Com as extensões da trégua, o Hamas pode ter esperado que a pressão internacional se acumulasse sobre Israel para evitar o reinício da guerra, disse Baskin, o antigo negociador, observando que a sociedade israelense apoia esmagadoramente uma operação que elimine o Hamas.
Lowenstein, o antigo enviado dos EUA, sugeriu que o foco imediato seria provavelmente “fornecer zonas seguras e passagem no sul”, acrescentando que, no entanto, “está longe de ser claro até que ponto isso é viável”, uma vez que centenas de milhares de civis deslocados estão vivendo “em uma área muito pequena”.
“E as condições humanitárias já catastróficas provavelmente ficarão ainda mais terríveis à medida que o tempo piorar e a situação de saúde se deteriorar ainda mais”, disse ele.

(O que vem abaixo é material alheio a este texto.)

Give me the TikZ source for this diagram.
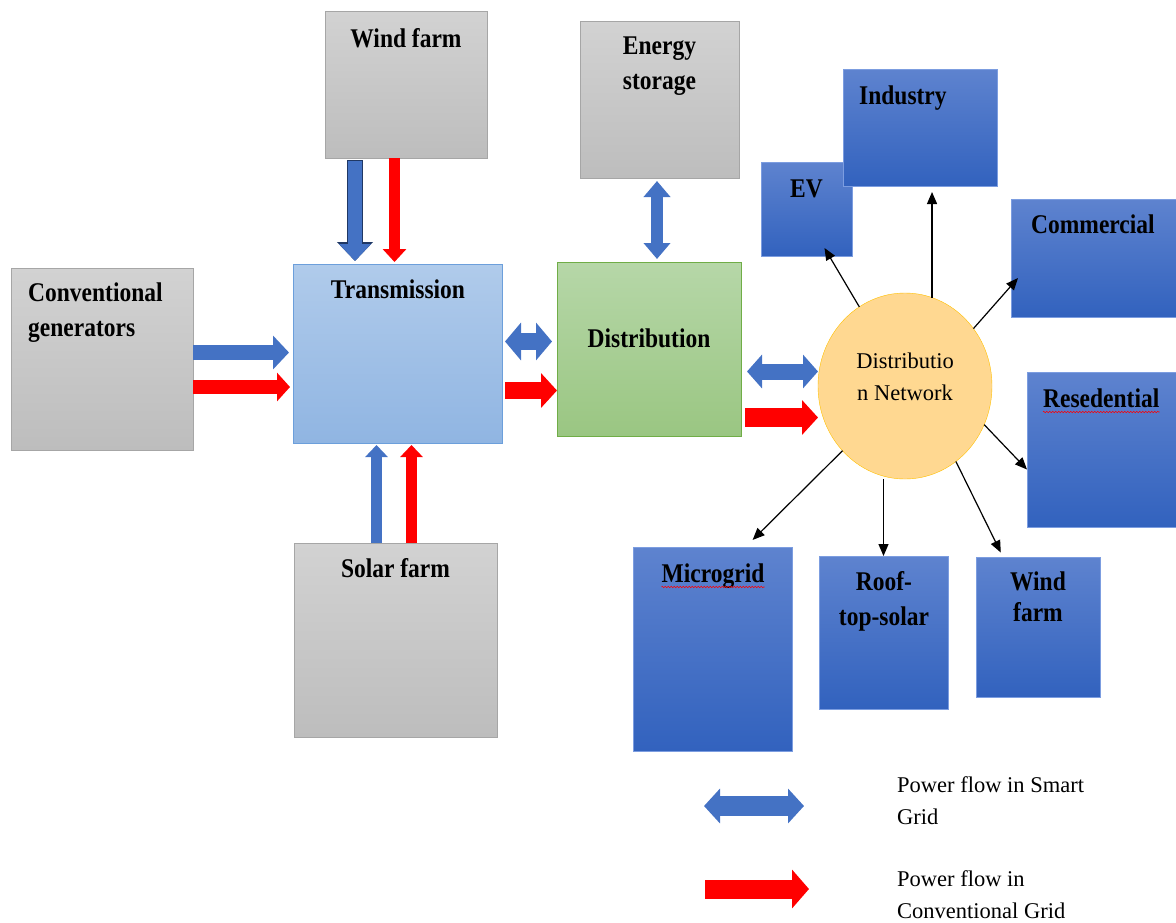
\documentclass[tikz,border=0pt]{standalone}
\usepackage{fontspec}
\setmainfont{Liberation Serif}
\newfontfamily\boxfont{Liberation Serif}[FakeStretch=0.87]
\usetikzlibrary{shapes.geometric, arrows.meta, decorations.pathmorphing}

\definecolor{smartblue}{HTML}{4472C4}
\definecolor{convred}{HTML}{FF0000}
\definecolor{windnavy}{HTML}{203864}
\definecolor{graytop}{HTML}{D2D2D2}
\definecolor{graybot}{HTML}{BDBDBD}
\definecolor{grayline}{HTML}{A6A6A6}
\definecolor{transtop}{HTML}{B0CBEB}
\definecolor{transbot}{HTML}{90B5E2}
\definecolor{transline}{HTML}{6C9FDB}
\definecolor{disttop}{HTML}{B6D7A8}
\definecolor{distbot}{HTML}{9AC682}
\definecolor{distline}{HTML}{70AD47}
\definecolor{loadtop}{HTML}{5E83CF}
\definecolor{loadbot}{HTML}{3262BE}
\definecolor{loadline}{HTML}{7C9DE0}
\definecolor{netfill}{HTML}{FFD891}
\definecolor{netline}{HTML}{FFC000}

\tikzstyle{graybox} = [rectangle, draw=grayline, top color=graytop, bottom color=graybot, inner sep=0pt, outer sep=0pt]
\tikzstyle{transbox} = [rectangle, draw=transline, top color=transtop, bottom color=transbot, inner sep=0pt, outer sep=0pt]
\tikzstyle{distbox} = [rectangle, draw=distline, top color=disttop, bottom color=distbot, inner sep=0pt, outer sep=0pt]
\tikzstyle{loadbox} = [rectangle, draw=loadline, top color=loadtop, bottom color=loadbot, inner sep=0pt, outer sep=0pt]
\tikzstyle{netnode} = [ellipse, draw=netline, fill=netfill, inner sep=0pt, outer sep=0pt]
\tikzstyle{lbl} = [font=\boxfont\bfseries\fontsize{27}{35}\selectfont, align=center, anchor=base, inner sep=0pt]
\tikzstyle{lblleft} = [lbl, align=left, anchor=base west]
\tikzstyle{note} = [font=\fontsize{22.5}{32}\selectfont, align=left, anchor=base west, inner sep=0pt]
\tikzstyle{feed} = [draw=black, line width=1.2pt, -{Triangle[length=12pt,width=10pt]}]
\tikzstyle{squiggle} = [draw=red, line width=0.6pt, decorate, decoration={zigzag, segment length=3pt, amplitude=0.8pt}]
\tikzset{
  smart/.style n args={3}{draw=smartblue, line width=#1,
    {Triangle[length=#2,width=#3]}-{Triangle[length=#2,width=#3]}},
  smartin/.style n args={3}{draw=smartblue, line width=#1, -{Triangle[length=#2,width=#3]}},
  conv/.style n args={3}{draw=convred, line width=#1, -{Triangle[length=#2,width=#3]}}
}

\begin{document}
\begin{tikzpicture}[x=1pt, y=-1pt]
\useasboundingbox (0,0) rectangle (1176,922);
\clip (0,0) rectangle (1176,922);

% supply side
\node (wind) [graybox, minimum width=162pt, minimum height=147pt] at (406,84.5) {};
\node (windtxt) [lbl] at (406,47) {Wind farm};
\node (store) [graybox, minimum width=159pt, minimum height=157pt] at (659.5,99.5) {};
\node (storetxt) [lbl] at (659.5,89) {Energy\\storage};
\node (conv) [graybox, minimum width=182pt, minimum height=182pt] at (102,359) {};
\node (convtxt) [lblleft] at (28,336) {Conventional\\generators};
\node (trans) [transbox, minimum width=209pt, minimum height=179pt] at (397.5,353.5) {};
\node (transtxt) [lbl] at (398,298) {Transmission};
\node (dist) [distbox, minimum width=184pt, minimum height=174pt] at (649,349) {};
\node (disttxt) [lbl] at (649,347) {Distribution};
\node (solar) [graybox, minimum width=203pt, minimum height=194pt] at (395.5,640) {};
\node (solartxt) [lbl] at (395.5,577) {Solar farm};

% distribution network and loads
\node (net) [netnode, minimum width=174pt, minimum height=186pt] at (905,386) {};
\node (nettxt) [note, align=center, anchor=base] at (905,400) {Distributio\\n Network};
\node (ev) [loadbox, minimum width=91pt, minimum height=94pt] at (806.5,209) {};
\node (evtxt) [lbl] at (806.5,197) {EV};
\node (ind) [loadbox, minimum width=154pt, minimum height=117pt] at (920,127.5) {};
\node (indtxt) [lblleft] at (859,104) {Industry};
\node (com) [loadbox, minimum width=169pt, minimum height=118pt] at (1095.5,258) {};
\node (comtxt) [lblleft] at (1031,233) {Commercial};
\node (res) [loadbox, minimum width=153pt, minimum height=155pt] at (1103.5,449.5) {};
\node (restxt) [lblleft] at (1043,407) {Resedential};
\node (micro) [loadbox, minimum width=159pt, minimum height=204pt] at (712.5,649) {};
\node (microtxt) [lbl] at (713,582) {Microgrid};
\node (roof) [loadbox, minimum width=129pt, minimum height=153pt] at (883.5,632.5) {};
\node (rooftxt) [lbl] at (884,625) {Roof-\\top-solar};
\node (windb) [loadbox, minimum width=124pt, minimum height=140pt] at (1038,627) {};
\node (windbtxt) [lbl, font=\boxfont\bfseries\fontsize{27}{31}\selectfont] at (1038,621) {Wind\\farm};

\draw [squiggle] ([yshift=-5pt]microtxt.base west) -- ([yshift=-5pt]microtxt.base east);
\draw [squiggle] ([yshift=-5pt]restxt.base west) -- ([yshift=-5pt]restxt.base east);

% power flows
\draw [smartin={14pt}{17pt}{31pt}, shorten <=3pt, shorten >=3pt,
  preaction={draw=windnavy, line width=16.5pt, shorten <=2pt, shorten >=3pt, -{Triangle[length=19pt,width=35pt]}}]
  ([xshift=-51pt]wind.south) -- ([xshift=-51pt]wind.south |- trans.north);
\draw [conv={11pt}{13pt}{23pt}, shorten >=2pt] ([xshift=-11.5pt]wind.south) -- ([xshift=-11.5pt]wind.south |- trans.north);
\draw [smartin={15pt}{16pt}{33pt}, shorten >=4pt] ([yshift=6.5pt]conv.east) -- ([yshift=6.5pt]conv.east -| trans.west);
\draw [conv={14pt}{13pt}{28pt}, shorten >=3pt] ([yshift=-28pt]conv.east) -- ([yshift=-28pt]conv.east -| trans.west);
\draw [smart={17pt}{16pt}{37pt}, shorten <=3pt, shorten >=5pt] ([yshift=12pt]trans.east) -- ([yshift=12pt]trans.east -| dist.west);
\draw [conv={17pt}{16pt}{34pt}, shorten <=3pt] ([yshift=-37pt]trans.east) -- ([yshift=-37pt]trans.east -| dist.west);
\draw [smart={12pt}{16pt}{26pt}, shorten <=3pt, shorten >=3pt] ([xshift=-2.5pt]store.south) -- ([xshift=-2.5pt]store.south |- dist.north);
\draw [smart={16pt}{15pt}{33pt}, shorten <=6pt] ([yshift=-22.5pt]dist.east) -- ([yshift=-22.5pt]dist.east -| net.west);
\draw [conv={19pt}{16pt}{34pt}, shorten <=4pt] ([yshift=-68.5pt]dist.east) -- ([yshift=-68.5pt]dist.east -| net.west);
\draw [smartin={11pt}{12pt}{22pt}, shorten >=2pt] ([xshift=-19pt]solar.north) -- ([xshift=-19pt]solar.north |- trans.south);
\draw [conv={11pt}{12pt}{22pt}, shorten >=2pt] ([xshift=16pt]solar.north) -- ([xshift=16pt]solar.north |- trans.south);

% network to loads
\draw [feed] (net.120) -- ([xshift=18pt,yshift=8pt]ev.south);
\draw [feed, shorten >=6pt] (net.73) -- (net.73 |- ind.south);
\draw [feed] (net.40) -- ([xshift=7pt,yshift=-20pt]com.west);
\draw [feed] (net.-26) -- ([yshift=-20pt]res.west);
\draw [feed, shorten >=10pt] (net.-134) -- ([xshift=33pt]micro.north);
\draw [feed] (net.south -| roof.north) -- (roof.north);
\draw [feed, shorten >=5pt] (net.-56) -- ([xshift=-35pt]windb.north);

% legend
\coordinate (smartL) at (704,806);
\coordinate (smartR) at (804,806);
\coordinate (convL) at (705,889);
\coordinate (convR) at (809,889);
\draw [smart={20pt}{16pt}{34pt}] (smartL) -- (smartR);
\draw [conv={19pt}{17pt}{38pt}] (convL) -- (convR);
\node (smarttxt) [note] at (897,824) {Power flow in Smart\\Grid};
\node (convtxt2) [note] at (897,918) {Power flow in\\Conventional Grid};

\end{tikzpicture}
\end{document}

Kahwaji declarou que um elemento que provavelmente será um fator nos cálculos militares de Israel é a análise custo-benefício de cada tática: operações terrestres contra ofensivas aéreas.

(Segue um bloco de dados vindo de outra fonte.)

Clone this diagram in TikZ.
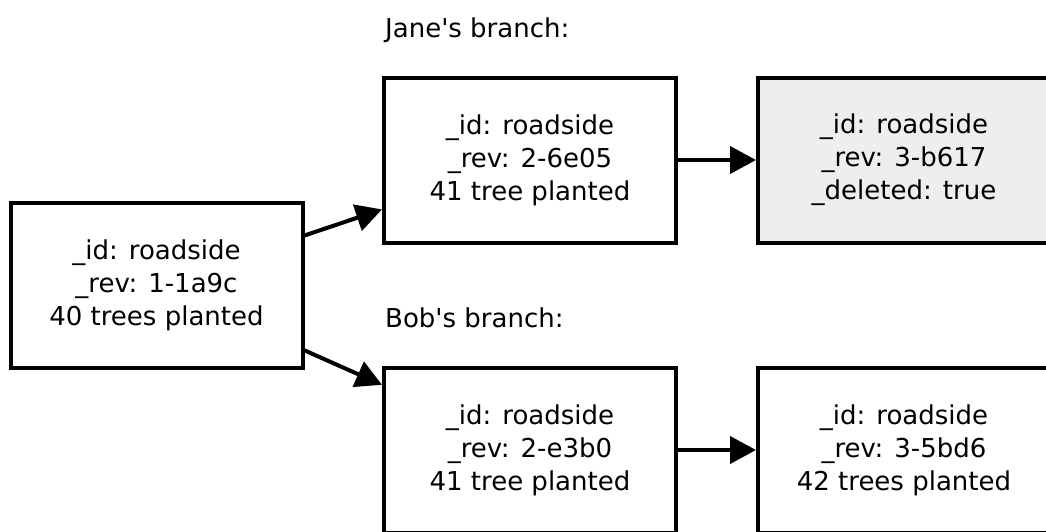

Israel tem confiado principalmente em ataques aéreos e bombardeios direcionados em sua guerra contra o Hamas, o que o poupou de grandes baixas de tropas, disse ele. Se decidir por uma ofensiva principalmente baseada em terra no sul para diminuir as perdas civis, será um desafio para os seus soldados, acrescentou.
“A guerra urbana é a guerra mais difícil”, disse Kahwaji. “É considerado um inferno para qualquer soldado em uma operação ofensiva.”
Amidror, o antigo conselheiro de Netanyahu, disse que embora Israel faça o que pode para minimizar as perdas civis, não pode interromper a sua operação militar porque o Hamas utiliza civis como “escudos humanos”.
“Suponhamos que não exista uma forma técnica de combater e destruir o Hamas sem prejudicar os civis”, disse Amidror. “Qual é o seu conselho? Dar imunidade ao Hamas porque eles têm muito sucesso nas tentativas de usar civis como escudos humanos?”
“Do nosso ponto de vista [de Israel], o Hamas não tem qualquer imunidade e iremos destruir o Hamas”, disse ele. “E se os civis em Gaza estão pagando um preço por isso, lamentamos muito, mas a questão deve ser aplicada ao Hamas.”